Since 1986, the Network has had up to 12 affiliate clubs. The affiliates are locally oriented, regionally based, autonomous clubs with their own leadership and membership. As of 2008, there are 9 affiliate chapters:

- Gaylactic Outpost Atlanta, Atlanta, Georgia
- Gaylactic Toronto Alliance, Toronto, ONT
- Golden Gate Gaylaxians, San Francisco, California
- Lambda Sci-Fi: DC Area Gaylaxians, Washington, D.C.
- Niagara Falls Gaylactic Colonizers, Niagara Falls, New York
- North Country Gaylaxians, Minneapolis, Minnesota
- Planet LAmbda, Los Angeles, California
- San Diego Queer Sci-Fi: The San Diego Gaylaxians, San Diego, California

There have been past affiliates in cities such as Philadelphia, but they have since folded or given up their affiliate status. Several organizations, including ones outside of North America, are considered "friends of the Network."

==Gaylaxicon==

Gaylaxicon is an irregularly-held convention in the United States, often on the East Coast. The focus of the convention is science fiction, fantasy, and horror for gay men, lesbians, bisexuals. transgender people, and their friends.

The first Gaylaxicon was held in 1998 in Provincetown, Massachusetts; another in Minneapolis, Minnesota in 2009, and one Atlanta, Georgia in 2011. The 2016 is to be held again in Minneapolis, Minnesota. Attendance at the convention has varied from 90 attendees in its first year to almost 400 people in later years. Each year one or more Guests of Honour is invited, in most years this includes a science fiction author and an artist.

In addition to being the usual venue for the presentation of the Gaylactic Spectrum Awards, in the past the James Tiptree, Jr. Award has been given out at Gaylaxicon.

==Gaylactic Spectrum Awards==

The Gaylactic Spectrum Awards are given to works of science fiction, fantasy and horror which explore LGBT (gay, lesbian, bisexual or transgender) topics in a positive way. They were founded in 1998, first presented by the Gaylactic Network in 1999, and in 2002 they were given their own organization, the Gaylactic Spectrum Awards Foundation.

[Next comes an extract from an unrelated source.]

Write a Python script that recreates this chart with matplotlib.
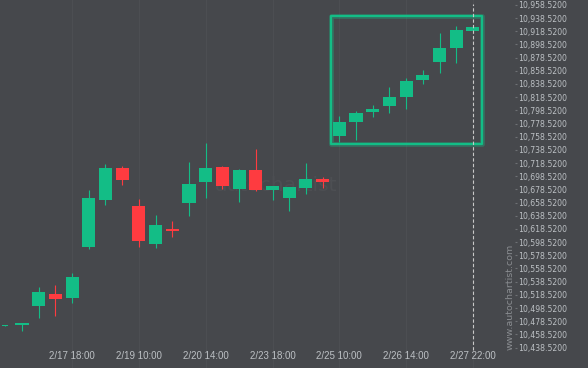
import matplotlib
matplotlib.use("Agg")
import matplotlib.pyplot as plt
from matplotlib.patches import Rectangle

BG = "#46484c"
UP = "#13bd86"
DOWN = "#fe3b40"
TEXT = "#bcc0c4"

# OHLC
opens = [10471.8, 10472.8, 10502.0, 10520.2, 10514.2, 10591.6, 10662.9, 10711.0,
         10653.3, 10596.1, 10618.4, 10658.3, 10689.8, 10712.5, 10679.6, 10708.0,
         10678.1, 10665.9, 10681.1, 10694.8, 10760.0, 10781.3, 10796.4, 10805.5,
         10819.2, 10845.0, 10872.3, 10893.6, 10919.3]
highs = [10472.8, 10475.8, 10530.4, 10533.0, 10551.7, 10677.2, 10717.1, 10714.0,
         10663.5, 10639.7, 10630.6, 10720.1, 10748.9, 10714.0, 10709.5, 10739.8,
         10683.7, 10682.2, 10718.6, 10697.8, 10789.9, 10797.5, 10806.6, 10834.4,
         10847.1, 10859.7, 10915.9, 10926.5, 10926.5]
lows = [10471.8, 10463.6, 10483.8, 10486.9, 10506.6, 10588.5, 10654.4, 10684.7,
        10591.6, 10590.1, 10606.7, 10638.6, 10665.0, 10678.7, 10659.4, 10676.1,
        10663.2, 10645.7, 10671.1, 10681.1, 10750.9, 10753.9, 10788.8, 10794.9,
        10800.5, 10838.0, 10854.7, 10869.9, 10918.9]
closes = [10472.8, 10475.8, 10522.8, 10512.7, 10546.0, 10665.5, 10711.0, 10693.2,
          10600.7, 10624.5, 10615.4, 10686.7, 10711.0, 10684.1, 10708.0, 10678.4,
          10683.7, 10682.2, 10694.3, 10690.2, 10780.8, 10794.5, 10800.5, 10818.7,
          10843.0, 10852.1, 10893.1, 10920.4, 10925.0]

tick_idx = [4, 8, 12, 16, 20, 24, 28]
tick_labels = ["2/17 18:00", "2/19 10:00", "2/20 14:00", "2/23 18:00",
               "2/25 10:00", "2/26 14:00", "2/27 22:00"]
price_ticks = [10438.52 + 20 * k for k in range(27)]

# pattern box (index / price)
box_x0, box_x1 = 19.49, 28.54
box_y0, box_y1 = 10747.4, 10941.7

fig = plt.figure(figsize=(5.88, 3.68), dpi=100)
fig.patch.set_facecolor(BG)
ax = fig.add_axes([0, 0, 515 / 588, 1])
ax.set_facecolor(BG)

n = len(opens)
xs = list(range(n))
colors = [UP if c >= o else DOWN for o, c in zip(opens, closes)]
widths = [0.36] + [0.78] * (n - 1)

ax.vlines(xs, lows, highs, colors=colors, linewidth=0.8, zorder=2)
ax.bar(xs, [max(abs(c - o), 1.2) for o, c in zip(opens, closes)],
       bottom=[min(o, c) for o, c in zip(opens, closes)],
       width=widths, color=colors, linewidth=0, zorder=3)

ax.set_xlim(-0.317, 30.52)
ax.set_ylim(10407.5, 10966.0)

for s in ax.spines.values():
    s.set_visible(False)

ax.set_xticks(tick_idx)
ax.set_xticklabels([])
ax.tick_params(axis="x", length=0)
ax.grid(axis="x", color="#4c4e52", linewidth=0.8, zorder=0)
for i, lab in zip(tick_idx, tick_labels):
    ax.text(i, 0.0332, lab, transform=ax.get_xaxis_transform(),
            ha="center", va="center", color=TEXT, fontsize=7.0,
            family="Liberation Sans")

ax.yaxis.tick_right()
ax.set_yticks(price_ticks)
ax.set_yticklabels([f"{v:,.4f}" for v in price_ticks])
ax.tick_params(axis="y", length=1.5, width=0.8, color="#6e7175", pad=0.8,
               labelsize=5.6, labelcolor=TEXT)

# highlighted pattern box
for lw, a in [(3.4, 0.35), (1.6, 1.0)]:
    ax.add_patch(Rectangle((box_x0, box_y0), box_x1 - box_x0, box_y1 - box_y0,
                           fill=False, edgecolor=UP, linewidth=lw, alpha=a,
                           joinstyle="round", zorder=4))

ax.axvline(n - 1, ymin=0.049, ymax=0.989, color="#c8c8c8", linewidth=0.8,
           linestyle=(0, (3, 2)), zorder=5)

ax.text(0.535, 0.495, "autochartist", transform=ax.transAxes, ha="center",
        va="center", fontsize=14.6, color="#4d4f53", zorder=1)
fig.text(510 / 588, 1 - 297 / 368, "www.autochartist.com", rotation=90,
         ha="center", va="center", fontsize=6.8, color="#8a8d91")

fig.savefig("out.png", dpi=100, facecolor=BG)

Each award currently consists of an etched image on lucite on a stand, using a spiral galaxy in a triangle logo, based on the logo the Gaylactic Network. The award winner's name, work title, award year and award category are etched on a small plaque on the base or on the plexiglass itself. A small cash stipend is also awarded to winners in the Best Novel and Short Fiction categories. The cost of the awards is met through individual donations and fundraising events.

Since their inception, awards have been given in categories for novels and best other work. Other categories have also been added and removed in intervening years, including categories for short fiction (since the second year) and comic books for one year. The award for best novel is the only one to have been handed out every year since the awards began. The categories are open to submission of works released during the prior calendar year in North America that includes "significant positive GLBT content". Works produced prior to the inception of the awards are eligible to be inducted into the "Hall of Fame". The results are decided by a panel of judges from the list of submitted nominees; the long list of nominees is reduced to a short list of finalists, and the results are generally announced and presented at Gaylaxicon.